Published: 16th May 2020
The lockdown has hit Dharavi's artisans making totes for Chamar Studio hard. Here's how you can help
Chamar Studio was launched by an artist Sudheer Rajbhar in 2017. It employs the artisans from the Chamar caste in Dharavi
Had Miranda Presley glanced at this catalogue, we bet she would feature those totes in her magazine. Made of recycled rubber, these totes are the ones that you could flaunt at a party, a meeting or during a regular day at work. They don't look any less glamorous than your Gucci or Prada purses, but unlike the big brands, they are identified by the artisans who make them and the years of struggles that they had gone through in the past. The brand doesn't shy away from the word Chamar, the caste to which most of its artisans belong, but wears it loud and proud.
Thinking out of one's privilege-clad bubble, a lot of us (to our surprise) will find out that a lot of the common cuss words in most Indian languages have casteist undertones. Even today, many casually throw around terms like Chamar, Bhangi and Chandal as cuss words, to demean someone — at someone else's cost. In that very world, Sudheer Rajbhar's brand Chamar Studio certainly stands out, to support a group that was historically ostracised in every way. A Mumbai-based artist, Sudheer employs artisans from the Chamar caste, a Dalit community, from the slums of Dharavi to make bags and wallets.
"You know, the term Chamar is used to demean someone even today. We are trying to change that through this brand," says Sudheer, an artist, who grew up in the slums of Mumbai. The brand was established three years ago and Sudheer tells us that he registered it as a company in 2020.
The artist admits that people were shocked initially when they first heard of the brand. "But things are changing now, there is acceptability," he says. However, for him and the artisans, the future looks uncertain. "I don't know if people will continue buying our products after the lockdown is lifted. These are made in Dharavi and there is a certain amount of fear that people will have, about COVID-19," he says. At the time of writing this article, Dharavi had reported around 1,028 COVID-19 cases and 40 deaths.

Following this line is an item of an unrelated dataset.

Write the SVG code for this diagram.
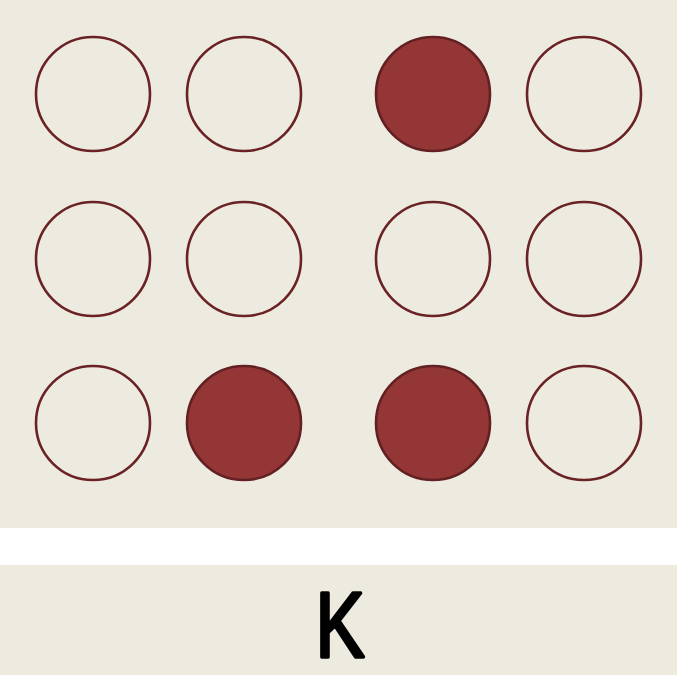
<svg xmlns="http://www.w3.org/2000/svg" width="677" height="675" viewBox="0 0 677 675">
<style>
.bg{fill:#EDEBE0}
.dot{fill:none;stroke:#6A2224;stroke-width:2.6}
.on{fill:#943636;stroke:#632022;stroke-width:2.6}
.lbl{font-family:"Liberation Sans","DejaVu Sans",sans-serif;font-size:92px;fill:#000;stroke:#000;stroke-width:3.5;stroke-linejoin:round;stroke-linecap:round;text-anchor:middle}
</style>
<rect x="0" y="0" width="677" height="675" fill="#FFFFFF"/>
<rect class="bg" x="0" y="0" width="677" height="528"/>
<rect class="bg" x="0" y="565" width="677" height="110"/>
<g id="cells">
<g id="c1"><circle class="dot" cx="93" cy="94" r="57"/></g>
<g id="c2"><circle class="dot" cx="244" cy="94" r="57"/></g>
<g id="c3"><circle class="on" cx="433" cy="94" r="57"/></g>
<g id="c4"><circle class="dot" cx="584" cy="94" r="57"/></g>
<g id="c5"><circle class="dot" cx="93" cy="259" r="57"/></g>
<g id="c6"><circle class="dot" cx="244" cy="259" r="57"/></g>
<g id="c7"><circle class="dot" cx="433" cy="259" r="57"/></g>
<g id="c8"><circle class="dot" cx="584" cy="259" r="57"/></g>
<g id="c9"><circle class="dot" cx="93" cy="423" r="57"/></g>
<g id="c10"><circle class="on" cx="244" cy="423" r="57"/></g>
<g id="c11"><circle class="on" cx="433" cy="423" r="57"/></g>
<g id="c12"><circle class="dot" cx="584" cy="423" r="57"/></g>
</g>
<g id="connectors"></g>
<g id="label"><text class="lbl" transform="translate(340,657) scale(0.8,1)">K</text></g>
</svg>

The pandemic and the lockdown has undoubtedly hit the artisans quite hard. While Sudheer is relieved that no one has been affected by the virus as yet, he is worried about their economic situation at the same time. He has also started a crowdfunding campaign on ketto to support these artisans. "They are somehow managing their everyday needs. But nobody knows for how long this lockdown will go on," he says. They have raised Rs 2,87,917 as part of the campaign, at the time of writing this story.